* **WHAT YOU NEED TO DO**
Only the lines from the start of the data to the line containing "const xAxisTitle = 'ARI (yr)';", both included, should be output, exactly and without pictures.

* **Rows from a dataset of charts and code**
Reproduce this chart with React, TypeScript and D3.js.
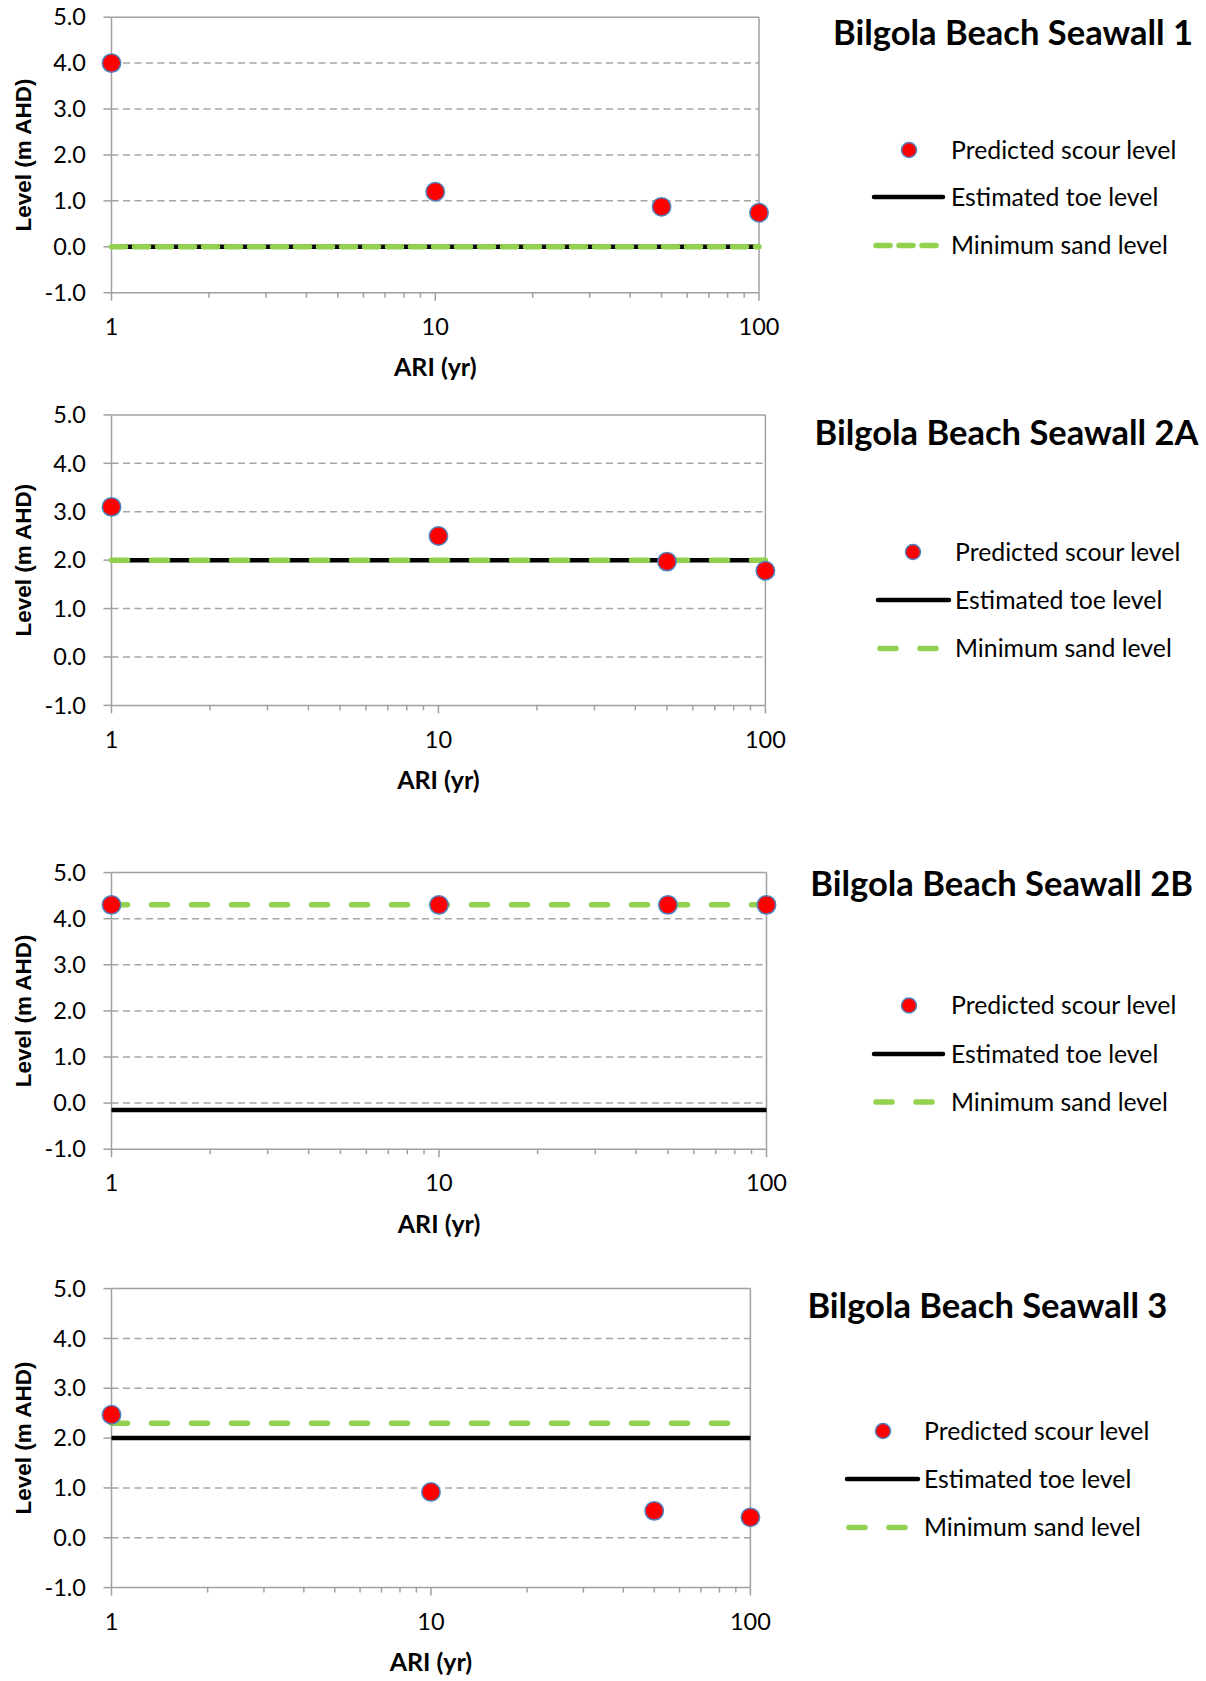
import React from 'react';
import * as d3 from 'd3';

// ---------- data ----------
const ariPoints = [1, 10, 50, 100];
const ariTickLabels = [1, 10, 100];
const levelTicks = [-1, 0, 1, 2, 3, 4, 5];
const levelDomain = [-1, 5];
const ariDomain = [1, 100];

const titles = [
  'Bilgola Beach Seawall 1',
  'Bilgola Beach Seawall 2A',
  'Bilgola Beach Seawall 2B',
  'Bilgola Beach Seawall 3',
];
const scour1 = [4.0, 1.2, 0.87, 0.74];
const scour2A = [3.1, 2.5, 1.97, 1.78];
const scour2B = [4.3, 4.3, 4.3, 4.3];
const scour3 = [2.47, 0.92, 0.54, 0.41];
const toeLevels = [0.0, 2.0, -0.15, 2.0];
const sandLevels = [0.0, 2.0, 4.3, 2.3];
const legendLabels = ['Predicted scour level', 'Estimated toe level', 'Minimum sand level'];
const yAxisTitle = 'Level (m AHD)';
const xAxisTitle = 'ARI (yr)';

// ---------- layout ----------
const layouts = [
  { L: 111.5, R: 759, T: 17.2, B: 292.7, tx: 1193, ty: 33, mx: 909, lx: 951, rows: [150, 197, 245.5], l0: 874, l1: 943, sandLeg: [876, 938] },
  { L: 111.5, R: 765.4, T: 414.9, B: 705.4, tx: 1198.5, ty: 433, mx: 913, lx: 955, rows: [552, 600, 648.5], l0: 878, l1: 949, sandLeg: [880, 939] },
  { L: 111.5, R: 766.5, T: 872.6, B: 1149.2, tx: 1193, ty: 884, mx: 909, lx: 951, rows: [1005.5, 1054, 1102], l0: 874, l1: 943, sandLeg: [876, 935] },
  { L: 111.5, R: 750.4, T: 1288.6, B: 1587.6, tx: 1167.4, ty: 1305.7, mx: 883, lx: 924, rows: [1431, 1479, 1527.6], l0: 847, l1: 918, sandLeg: [849, 908] },
];

const scours = [scour1, scour2A, scour2B, scour3];

const FONT = "Lato, 'Open Sans', sans-serif";
const GRID = '#a6a6a6';
const AXIS = '#a0a0a0';
const GREEN = '#92D050';
const RED = '#FF0000';
const BLUE = '#4F81BD';

function Panel({ idx }: { idx: number }) {
  const lay = layouts[idx];
  const x = d3.scaleLog().domain(ariDomain).range([lay.L, lay.R]);
  const y = d3.scaleLinear().domain(levelDomain).range([lay.B, lay.T]);
  const line = d3
    .line<[number, number]>()
    .x((d) => x(d[0]))
    .y((d) => y(d[1]));
  const toeData: [number, number][] = ariPoints.map((a) => [a, toeLevels[idx]]);
  const sandData: [number, number][] = ariPoints.map((a) => [a, sandLevels[idx]]);
  const minor = x.ticks();
  const scour = scours[idx];
  const cy = (lay.T + lay.B) / 2;
  const sandDash = idx === 0 ? '14,9' : '16,24';
  return (
    <g>
      {/* gridlines */}
      {levelTicks.map((t) =>
        t > levelDomain[0] && t < levelDomain[1] ? (
          <line key={'g' + t} x1={lay.L} x2={lay.R} y1={y(t)} y2={y(t)} stroke={GRID} strokeWidth={1.5} strokeDasharray="7,4.5" />
        ) : null
      )}
      {/* border */}
      <line x1={lay.L} x2={lay.R} y1={y(5)} y2={y(5)} stroke={AXIS} strokeWidth={1.5} />
      <line x1={lay.R} x2={lay.R} y1={lay.T} y2={lay.B} stroke={AXIS} strokeWidth={1.5} />
      <line x1={lay.L} x2={lay.L} y1={lay.T} y2={lay.B} stroke={AXIS} strokeWidth={1.5} />
      <line x1={lay.L} x2={lay.R} y1={lay.B} y2={lay.B} stroke={AXIS} strokeWidth={1.5} />
      {/* y ticks */}
      {levelTicks.map((t) => (
        <g key={'y' + t}>
          <line x1={lay.L - 8} x2={lay.L} y1={y(t)} y2={y(t)} stroke={AXIS} strokeWidth={1.5} />
          <text x={86} y={y(t)} dy="0.35em" textAnchor="end" fontFamily={FONT} fontSize={23.5} fill="#000">
            {t.toFixed(1)}
          </text>
        </g>
      ))}
      {/* x ticks */}
      {minor.map((t) => {
        const major = ariTickLabels.includes(t);
        return (
          <line key={'x' + t} x1={x(t)} x2={x(t)} y1={lay.B} y2={lay.B + (major ? 8 : 5)} stroke={AXIS} strokeWidth={1.5} />
        );
      })}
      {ariTickLabels.map((t) => (
        <text key={'xl' + t} x={x(t)} y={lay.B + 34} dy="0.35em" textAnchor="middle" fontFamily={FONT} fontSize={23.5} fill="#000">
          {t}
        </text>
      ))}
      <text x={x(10)} y={lay.B + 75} dy="0.35em" textAnchor="middle" fontFamily={FONT} fontWeight="bold" fontSize={25} fill="#000">
        {xAxisTitle}
      </text>
      <text
        transform={`translate(23,${cy}) rotate(-90)`}
        textAnchor="middle"
        dy="0.35em"
        fontFamily="'Liberation Sans', Arial, sans-serif"
        fontWeight="bold"
        fontSize={22.5}
        fill="#000"
      >
        {yAxisTitle}
      </text>
      {/* series */}
      <path d={line(toeData) || ''} stroke="#000" strokeWidth={4.5} fill="none" />
      <path d={line(sandData) || ''} stroke={GREEN} strokeWidth={5.5} strokeLinecap="round" strokeDasharray={sandDash} fill="none" />
      {ariPoints.map((a, i) => (
        <circle key={'p' + a} cx={x(a)} cy={y(scour[i])} r={9.2} fill={RED} stroke={BLUE} strokeWidth={1.5} />
      ))}
      {/* title */}
      <text x={lay.tx} y={lay.ty} dy="0.35em" textAnchor="end" fontFamily={FONT} fontWeight="bold" fontSize={34.5} fill="#000">
        {titles[idx]}
      </text>
      {/* legend */}
      <circle cx={lay.mx} cy={lay.rows[0]} r={7.5} fill={RED} stroke={BLUE} strokeWidth={1.5} />
      <line x1={lay.l0} x2={lay.l1} y1={lay.rows[1]} y2={lay.rows[1]} stroke="#000" strokeWidth={4.5} strokeLinecap="round" />
      <line x1={lay.sandLeg[0]} x2={lay.sandLeg[1]} y1={lay.rows[2]} y2={lay.rows[2]} stroke={GREEN} strokeWidth={5.5} strokeLinecap="round" strokeDasharray={sandDash} />
      {legendLabels.map((lab, i) => (
        <text key={lab} x={lay.lx} y={lay.rows[i]} dy="0.35em" fontFamily={FONT} fontSize={24.8} fill="#000">
          {lab}
        </text>
      ))}
    </g>
  );
}

export default function App() {
  return (
    <svg width={1206} height={1681} style={{ position: 'absolute', left: 0, top: 0, background: '#fff' }}>
      <rect x={0} y={0} width={1206} height={1681} fill="#fff" />
      {titles.map((_, i) => (
        <Panel key={i} idx={i} />
      ))}
    </svg>
  );
}
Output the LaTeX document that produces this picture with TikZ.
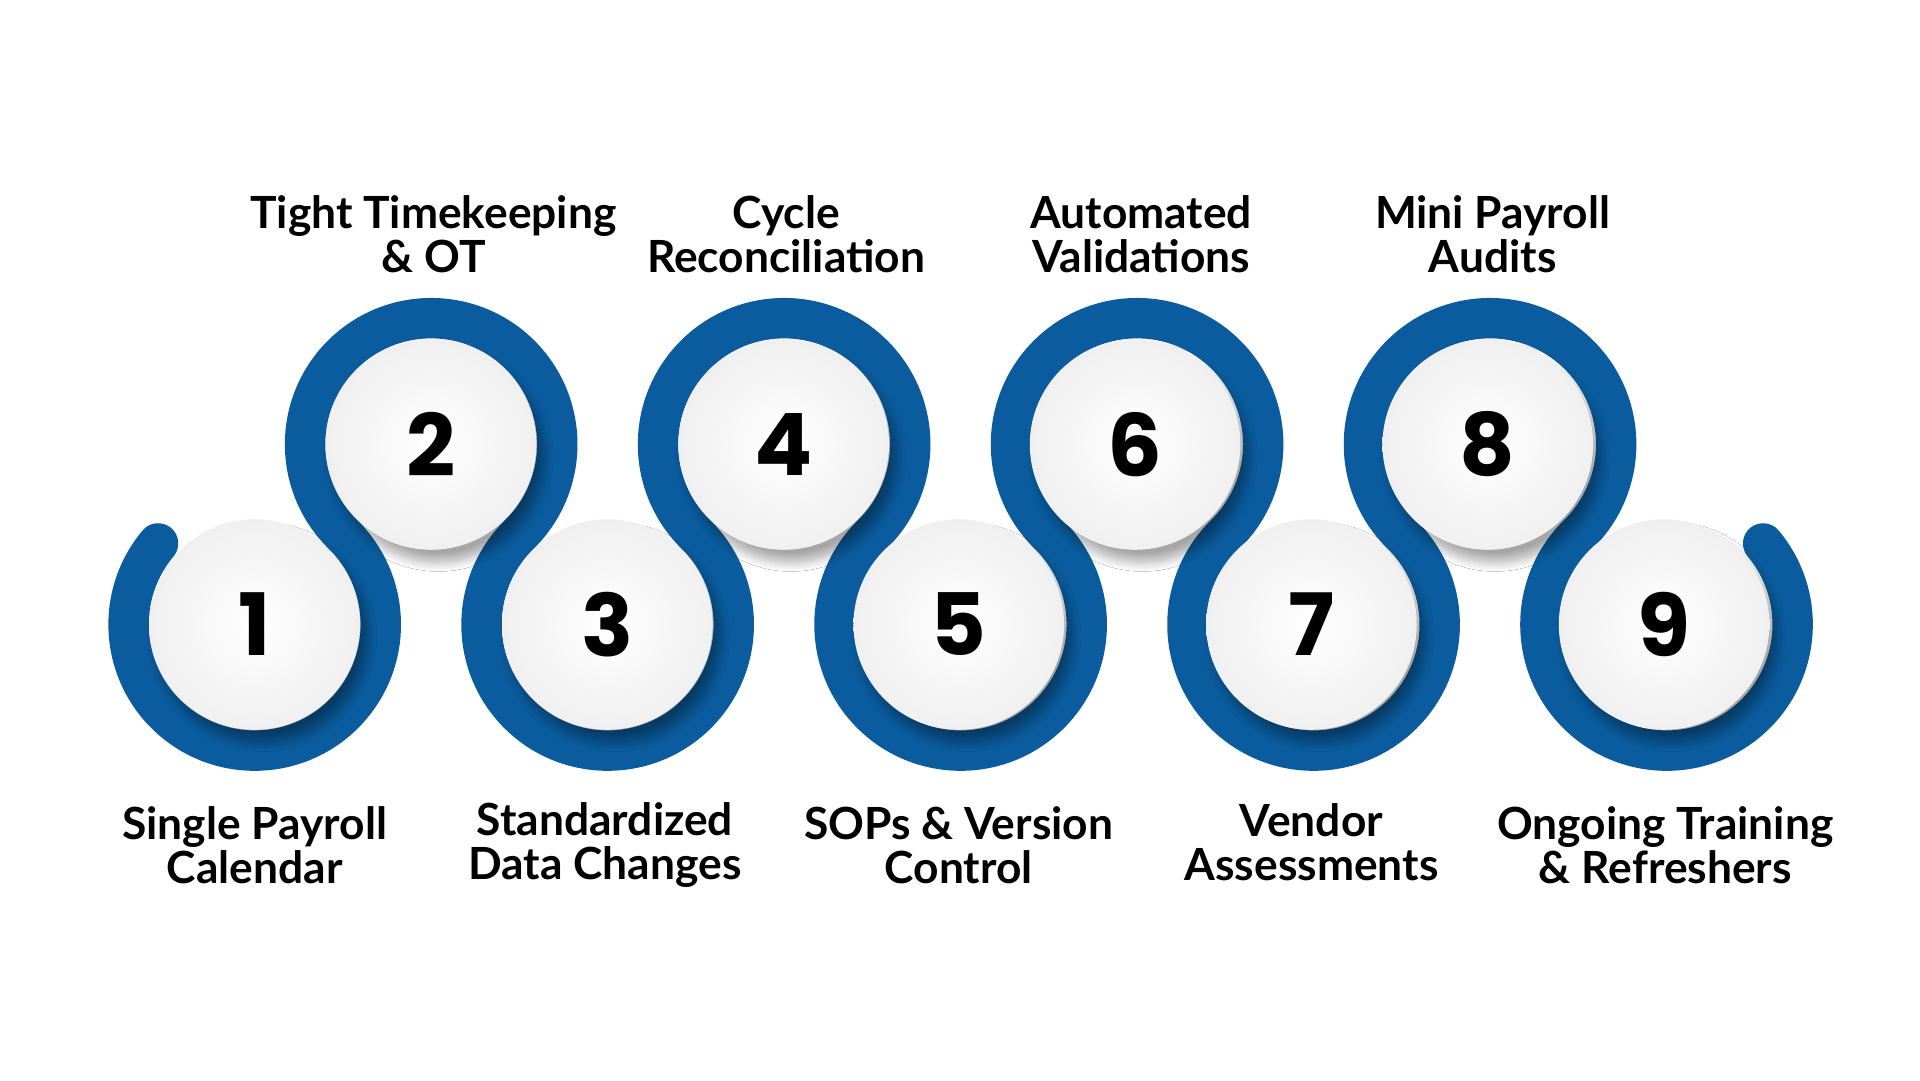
\documentclass[tikz,border=0pt]{standalone}
\usepackage{fontspec}
\setmainfont{Poppins}
\newfontfamily\lblfont{Lato}
\usetikzlibrary{shadows.blur}
\definecolor{bandblue}{HTML}{0A5C9E}
\tikzset{
 band/.style={line width=0.33cm,draw=bandblue,line cap=round},
 ball/.style={circle,minimum size=1.72cm,inner sep=0pt,
   inner color=white,outer color=gray!12,
   blur shadow={shadow xshift=0.06cm,shadow yshift=-0.1cm,shadow blur steps=12,shadow opacity=35},
   font=\bfseries\fontsize{20}{24}\selectfont},
 lbl/.style={align=center,font=\lblfont\bfseries\fontsize{10.3}{10.3}\selectfont}
}
\begin{document}
\begin{tikzpicture}
\useasboundingbox (0,0) rectangle (15.68,8.82);
\fill[white] (0,0) rectangle (15.68,8.82);
% centers
\foreach \i/\x/\y in {1/2.08/3.72,2/3.52/5.19,3/4.96/3.72,4/6.40/5.19,5/7.83/3.72,6/9.27/5.19,7/10.71/3.72,8/12.15/5.19,9/13.59/3.72}
  \coordinate (c\i) at (\x,\y);
% band
\draw[band] (c1) ++(140:1.03) arc[start angle=140,end angle=405.6,radius=1.03]
  arc[start angle=225.6,end angle=-45.6,radius=1.03]
  arc[start angle=134.4,end angle=405.6,radius=1.03]
  arc[start angle=225.6,end angle=-45.6,radius=1.03]
  arc[start angle=134.4,end angle=405.6,radius=1.03]
  arc[start angle=225.6,end angle=-45.6,radius=1.03]
  arc[start angle=134.4,end angle=405.6,radius=1.03]
  arc[start angle=225.6,end angle=-45.6,radius=1.03]
  arc[start angle=134.4,end angle=400,radius=1.03];
\foreach \i in {1,...,9} \node[ball] (b\i) at (c\i) {\i};
% labels
\node[lbl] (t2) at (3.54,6.91) {Tight Timekeeping\\\& OT};
\node[lbl] (t4) at (6.42,6.91) {Cycle\\Reconciliation};
\node[lbl] (t6) at (9.32,6.91) {Automated\\Validations};
\node[lbl] (t8) at (12.19,6.91) {Mini Payroll\\Audits};
\node[lbl] (t1) at (2.08,1.92) {Single Payroll\\Calendar};
\node[lbl] (t3) at (4.94,1.92) {Standardized\\Data Changes};
\node[lbl] (t5) at (7.83,1.92) {SOPs \& Version\\Control};
\node[lbl] (t7) at (10.71,1.94) {Vendor\\Assessments};
\node[lbl] (t9) at (13.60,1.92) {Ongoing Training\\\& Refreshers};
\end{tikzpicture}
\end{document}
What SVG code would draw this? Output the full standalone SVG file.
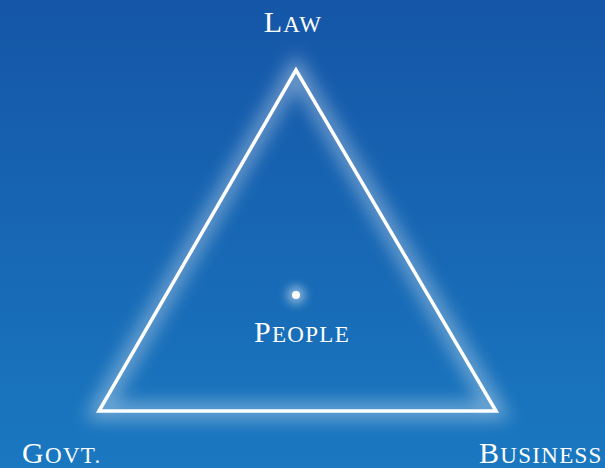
<svg xmlns="http://www.w3.org/2000/svg" width="605" height="468" viewBox="0 0 605 468">
<defs>
<linearGradient id="bg" x1="0" y1="0" x2="0" y2="1">
<stop offset="0" stop-color="#1556a7"/>
<stop offset="1" stop-color="#1a78c0"/>
</linearGradient>
<filter id="glow" x="-20%" y="-20%" width="140%" height="140%">
<feGaussianBlur stdDeviation="9"/>
</filter>
<filter id="dotglow" x="-200%" y="-200%" width="500%" height="500%">
<feGaussianBlur stdDeviation="5"/>
</filter>
</defs>
<style>
.lbl{font-family:"Liberation Serif","DejaVu Serif",serif;fill:#ffffff;font-size:30px;letter-spacing:1.3px}
.sc{font-size:23px}
.edge{fill:none;stroke:#ffffff;stroke-width:3.5;stroke-linejoin:miter}
.halo{fill:none;stroke:#ffffff;stroke-width:16;opacity:0.4;filter:url(#glow)}
</style>
<rect width="605" height="468" fill="url(#bg)"/>
<g id="connectors">
<polygon class="halo" points="296,70 99,411 496,411"/>
<polygon class="edge" points="296,70 99,411 496,411"/>
</g>
<g id="law"><text class="lbl" x="293" y="32" text-anchor="middle">L<tspan class="sc">AW</tspan></text></g>
<g id="people">
<circle cx="296" cy="295" r="9" fill="#ffffff" opacity="0.5" filter="url(#dotglow)"/>
<circle cx="296" cy="295" r="4" fill="#ffffff"/>
<text class="lbl" x="302" y="342" text-anchor="middle">P<tspan class="sc">EOPLE</tspan></text>
</g>
<g id="govt"><text class="lbl" x="22" y="463">G<tspan class="sc">OVT.</tspan></text></g>
<g id="business"><text class="lbl" x="479" y="463">B<tspan class="sc">USINESS</tspan></text></g>
</svg>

* **RESULT**
Reproduce this chart with React, TypeScript and D3.js.
import React from 'react';
import * as d3 from 'd3';

// ---------- data ----------
const ariPoints = [1, 10, 50, 100];
const ariTickLabels = [1, 10, 100];
const levelTicks = [-1, 0, 1, 2, 3, 4, 5];
const levelDomain = [-1, 5];
const ariDomain = [1, 100];

const titles = [
  'Bilgola Beach Seawall 1',
  'Bilgola Beach Seawall 2A',
  'Bilgola Beach Seawall 2B',
  'Bilgola Beach Seawall 3',
];
const scour1 = [4.0, 1.2, 0.87, 0.74];
const scour2A = [3.1, 2.5, 1.97, 1.78];
const scour2B = [4.3, 4.3, 4.3, 4.3];
const scour3 = [2.47, 0.92, 0.54, 0.41];
const toeLevels = [0.0, 2.0, -0.15, 2.0];
const sandLevels = [0.0, 2.0, 4.3, 2.3];
const legendLabels = ['Predicted scour level', 'Estimated toe level', 'Minimum sand level'];
const yAxisTitle = 'Level (m AHD)';
const xAxisTitle = 'ARI (yr)';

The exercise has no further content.